Later last year, Gilbert was convicted on drug-dealing, witness murder, and other murder charges, and was sentenced to life in prison. He is currently housed at the high-security United State Penitentiary–Canaan, in Northeast Pennsylvania.
What Gilbert and Brown were discussing–and what facts in other corrupt-CO cases describe–suggest a prison culture where COs smuggling for inmates, having sex with them, and having other inappropriate contact with them are a given. However, as Gilbert and Brown noted, a crackdown on cell-phone smuggling was working–and still is, according to Binetti, who points out that “we may have a reached a tipping point” since fewer cell phones are being found in prisons this year than in prior years.

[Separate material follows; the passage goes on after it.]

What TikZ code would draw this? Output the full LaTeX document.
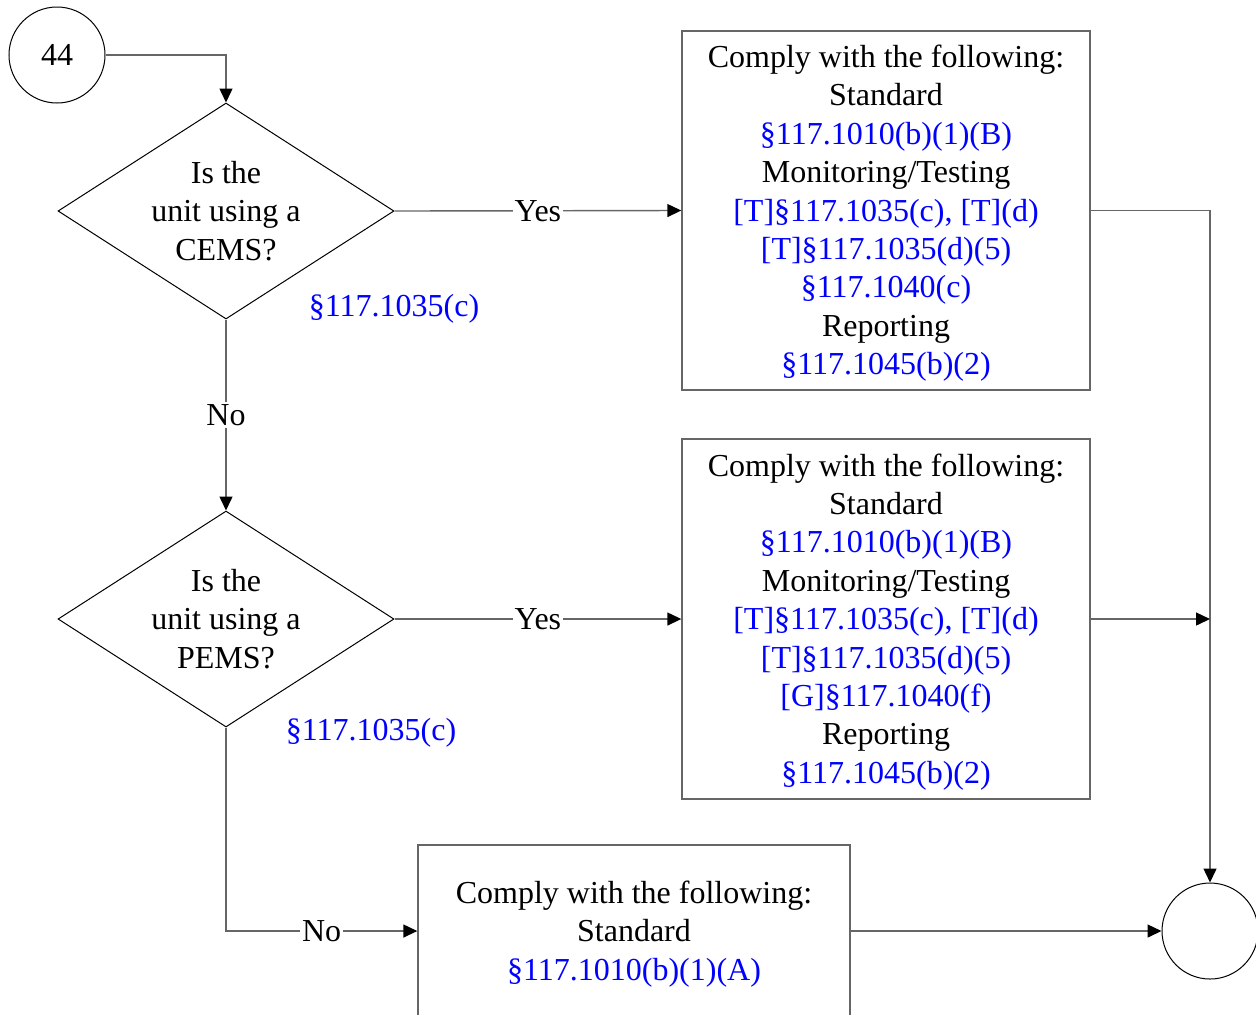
\documentclass[tikz,border=0pt]{standalone}
\usepackage{fontspec}
\setmainfont{Liberation Serif}
\usetikzlibrary{shapes.geometric,arrows.meta}

\begin{document}
\begin{tikzpicture}[x=0.5pt, y=-0.5pt,
	every node/.style={font=\fontsize{16}{19.2}\selectfont, align=center},
	conn/.style={draw=black!60, line width=0.7pt, -{Triangle[black, length=7pt, width=6.5pt]}},
	decision/.style={diamond, draw, line width=0.5pt, inner sep=0pt, aspect=1.556,
		minimum width=168pt, minimum height=108pt},
	todo/.style={rectangle, draw=black!60, line width=0.7pt, minimum width=204pt},
	conn_circ/.style={circle, draw, line width=0.5pt, minimum size=48pt, inner sep=0pt},
	ref/.style={text=blue},
	answer/.style={fill=white, inner sep=1pt}]

	\def\topgap{\rule{0pt}{14pt}}

	\useasboundingbox (0,0) rectangle (1256,1014);

	% start and end
	\node[conn_circ] (start) at (57,55) {44};
	\node[conn_circ] (end) at (1210,931) {};

	% the two questions
	\node[decision] (cems) at (226,211) {Is the\\unit using a\\CEMS?};
	\node[ref] (cemsref) at (394,309) {\S117.1035(c)};

	\node[decision] (pems) at (226,619) {Is the\\unit using a\\PEMS?};
	\node[ref] (pemsref) at (371,733) {\S117.1035(c)};

	% what to comply with
	\node[todo, minimum height=179.5pt] (cemsbox) at (886,210.5) {\topgap Comply with the following:\\
		Standard\\
		\textcolor{blue}{\S117.1010(b)(1)(B)}\\
		Monitoring/Testing\\
		\textcolor{blue}{[T]\S117.1035(c), [T](d)}\\
		\textcolor{blue}{[T]\S117.1035(d)(5)}\\
		\textcolor{blue}{\S117.1040(c)}\\
		Reporting\\
		\textcolor{blue}{\S117.1045(b)(2)}};

	\node[todo, minimum height=180pt] (pemsbox) at (886,619) {\topgap Comply with the following:\\
		Standard\\
		\textcolor{blue}{\S117.1010(b)(1)(B)}\\
		Monitoring/Testing\\
		\textcolor{blue}{[T]\S117.1035(c), [T](d)}\\
		\textcolor{blue}{[T]\S117.1035(d)(5)}\\
		\textcolor{blue}{[G]\S117.1040(f)}\\
		Reporting\\
		\textcolor{blue}{\S117.1045(b)(2)}};

	\node[todo, minimum width=216pt, minimum height=86pt] (stdbox) at (634,931) {\topgap Comply with the following:\\
		Standard\\
		\textcolor{blue}{\S117.1010(b)(1)(A)}};

	\coordinate (join) at (end.north |- pemsbox.east);

	% connectors
	\draw[conn] (start.east) -| (cems.north);
	\draw[conn] (cems.east) -- node[answer] {Yes} (cemsbox.west);
	\draw[conn] (cems.south) -- node[answer] {No} (pems.north);
	\draw[conn] (pems.east) -- node[answer] {Yes} (pemsbox.west);
	\draw[conn] (pems.south) |- node[answer, pos=0.75] {No} (stdbox.west);

	\draw[conn] (cemsbox.east) -| (end.north);
	\draw[conn] (pemsbox.east) -- (join);
	\draw[conn] (stdbox.east) -- (end.west);

\end{tikzpicture}
\end{document}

If a bill currently before the U.S. Congress passes, allowing prison systems to employ cell-phone jamming technology, any phones that remain may become useless.
But perhaps the best indicator that DPSCS’ attempts to thwart corruption are taking hold is the most recent federal indictment of alleged BGF drug dealers: No COs were among the defendants in the case, indicted in mid-April, which was built on a continuing investigation from last year’s indictments. That’s not to say the new BGF case doesn’t reference CO corruption, though.
In a Feb. 18 conversation that DEA investigators intercepted between one of the defendants, Duconze Chambers, and a drug dealer known as “Chips,” reveals that Chambers knows a CO at Brockbridge Correctional Facility that could smuggle something in for Chips’ cousin, Bug, who’s an inmate there. Other than that, the only evidence in the case so far is that one of DEA’s sources gave up a cell phone number for a “female correctional officer” said to be “an active BGF member.”
If that’s all the DEA-SIG investigators turned up this time around, well, that’s improvement over last year. One has to wonder, though, if such a problem can be eradicated so quickly.